* [REQUIREMENT]: Return all of the data exactly, with nothing left out but the pictures.

# STORED DATA start

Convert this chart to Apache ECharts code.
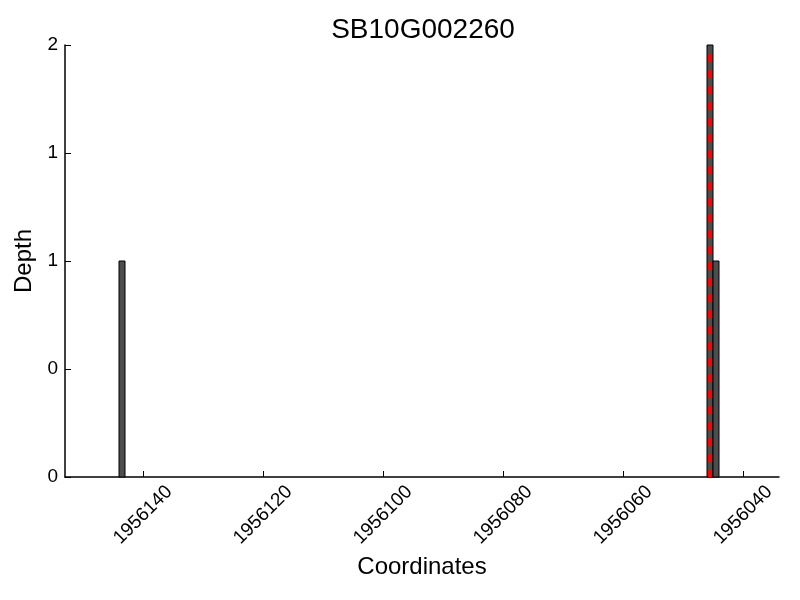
<!DOCTYPE html>
<html>
<head>
<meta charset="utf-8">
<script src="https://cdn.jsdelivr.net/npm/echarts@6/dist/echarts.min.js"></script>
<style>
  html, body { margin: 0; padding: 0; background: #fff; }
  #chart { width: 800px; height: 600px; }
</style>
</head>
<body>
<div id="chart"></div>
<script>
// bins: start / end coordinate and depth
var binStart = [1956144, 1956046, 1956045]
var binEnd = [1956143, 1956045, 1956044]
var depth = [1, 2, 1]
var markerPos = 1956045.5
var xTicks = [1956140, 1956120, 1956100, 1956080, 1956060, 1956040]
var yTickLabels = ['0', '0', '1', '1', '2']

var chart = echarts.init(document.getElementById('chart'))
var font = 'Liberation Sans, Arial, sans-serif'

var bins = binStart.map(function (s, i) { return [s, binEnd[i], depth[i]] })

chart.setOption({
  animation: false,
  title: {
    text: 'SB10G002260',
    left: 418,
    textAlign: 'center',
    top: 11,
    textStyle: { fontFamily: font, fontSize: 28, fontWeight: 'normal', color: '#000' }
  },
  grid: { left: 65, right: 21, top: 45, bottom: 123 },
  xAxis: {
    type: 'value',
    inverse: true,
    min: 1956034,
    max: 1956153,
    name: 'Coordinates',
    nameLocation: 'middle',
    nameGap: 77,
    nameTextStyle: { fontFamily: font, fontSize: 24, color: '#000' },
    axisLine: { show: true, lineStyle: { color: '#000', width: 1.5 } },
    axisTick: { show: true, inside: true, length: 6, customValues: xTicks, lineStyle: { color: '#000' } },
    axisLabel: {
      customValues: xTicks,
      rotate: 45,
      align: 'center',
      verticalAlign: 'middle',
      margin: 38,
      fontFamily: font,
      fontSize: 19,
      color: '#000',
      formatter: function (v) { return String(v) }
    },
    splitLine: { show: false }
  },
  yAxis: {
    type: 'value',
    min: 0,
    max: 2,
    interval: 0.5,
    name: 'Depth',
    nameLocation: 'middle',
    nameGap: 24,
    nameTextStyle: { fontFamily: font, fontSize: 24, color: '#000' },
    axisLine: { show: true, lineStyle: { color: '#000', width: 1.5 } },
    axisTick: { show: true, inside: true, length: 6, lineStyle: { color: '#000' } },
    axisLabel: {
      margin: 7,
      fontFamily: font,
      fontSize: 19,
      color: '#000',
      formatter: function (v, i) { return yTickLabels[i] }
    },
    splitLine: { show: false }
  },
  series: [{
    type: 'custom',
    data: bins,
    encode: { x: [0, 1], y: 2 },
    renderItem: function (params, api) {
      var p0 = api.coord([api.value(0), api.value(2)])
      var p1 = api.coord([api.value(1), 0])
      var x = Math.min(p0[0], p1[0])
      return {
        type: 'rect',
        shape: { x: x, y: p0[1], width: Math.abs(p1[0] - p0[0]), height: p1[1] - p0[1] },
        style: { fill: '#4d4d4d', stroke: '#000', lineWidth: 1 }
      }
    },
    z: 2
  }, {
    type: 'line',
    data: [],
    z: 10,
    markLine: {
      silent: true,
      symbol: 'none',
      label: { show: false },
      lineStyle: { color: '#ff0000', width: 4, type: [8, 8], opacity: 1 },
      data: [{ xAxis: markerPos }]
    }
  }]
})
</script>
</body>
</html>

# STORED DATA end

* [EXERCISE SOLUTION]:
Convert this chart to Apache ECharts code.
<!DOCTYPE html>
<html>
<head>
<meta charset="utf-8">
<script src="https://cdn.jsdelivr.net/npm/echarts@6/dist/echarts.min.js"></script>
<style>
  html, body { margin: 0; padding: 0; background: #fff; }
  #chart { width: 800px; height: 600px; }
</style>
</head>
<body>
<div id="chart"></div>
<script>
// bins: start / end coordinate and depth
var binStart = [1956144, 1956046, 1956045]
var binEnd = [1956143, 1956045, 1956044]
var depth = [1, 2, 1]
var markerPos = 1956045.5
var xTicks = [1956140, 1956120, 1956100, 1956080, 1956060, 1956040]
var yTickLabels = ['0', '0', '1', '1', '2']

var chart = echarts.init(document.getElementById('chart'))
var font = 'Liberation Sans, Arial, sans-serif'

var bins = binStart.map(function (s, i) { return [s, binEnd[i], depth[i]] })

chart.setOption({
  animation: false,
  title: {
    text: 'SB10G002260',
    left: 418,
    textAlign: 'center',
    top: 11,
    textStyle: { fontFamily: font, fontSize: 28, fontWeight: 'normal', color: '#000' }
  },
  grid: { left: 65, right: 21, top: 45, bottom: 123 },
  xAxis: {
    type: 'value',
    inverse: true,
    min: 1956034,
    max: 1956153,
    name: 'Coordinates',
    nameLocation: 'middle',
    nameGap: 77,
    nameTextStyle: { fontFamily: font, fontSize: 24, color: '#000' },
    axisLine: { show: true, lineStyle: { color: '#000', width: 1.5 } },
    axisTick: { show: true, inside: true, length: 6, customValues: xTicks, lineStyle: { color: '#000' } },
    axisLabel: {
      customValues: xTicks,
      rotate: 45,
      align: 'center',
      verticalAlign: 'middle',
      margin: 38,
      fontFamily: font,
      fontSize: 19,
      color: '#000',
      formatter: function (v) { return String(v) }
    },
    splitLine: { show: false }
  },
  yAxis: {
    type: 'value',
    min: 0,
    max: 2,
    interval: 0.5,
    name: 'Depth',
    nameLocation: 'middle',
    nameGap: 24,
    nameTextStyle: { fontFamily: font, fontSize: 24, color: '#000' },
    axisLine: { show: true, lineStyle: { color: '#000', width: 1.5 } },
    axisTick: { show: true, inside: true, length: 6, lineStyle: { color: '#000' } },
    axisLabel: {
      margin: 7,
      fontFamily: font,
      fontSize: 19,
      color: '#000',
      formatter: function (v, i) { return yTickLabels[i] }
    },
    splitLine: { show: false }
  },
  series: [{
    type: 'custom',
    data: bins,
    encode: { x: [0, 1], y: 2 },
    renderItem: function (params, api) {
      var p0 = api.coord([api.value(0), api.value(2)])
      var p1 = api.coord([api.value(1), 0])
      var x = Math.min(p0[0], p1[0])
      return {
        type: 'rect',
        shape: { x: x, y: p0[1], width: Math.abs(p1[0] - p0[0]), height: p1[1] - p0[1] },
        style: { fill: '#4d4d4d', stroke: '#000', lineWidth: 1 }
      }
    },
    z: 2
  }, {
    type: 'line',
    data: [],
    z: 10,
    markLine: {
      silent: true,
      symbol: 'none',
      label: { show: false },
      lineStyle: { color: '#ff0000', width: 4, type: [8, 8], opacity: 1 },
      data: [{ xAxis: markerPos }]
    }
  }]
})
</script>
</body>
</html>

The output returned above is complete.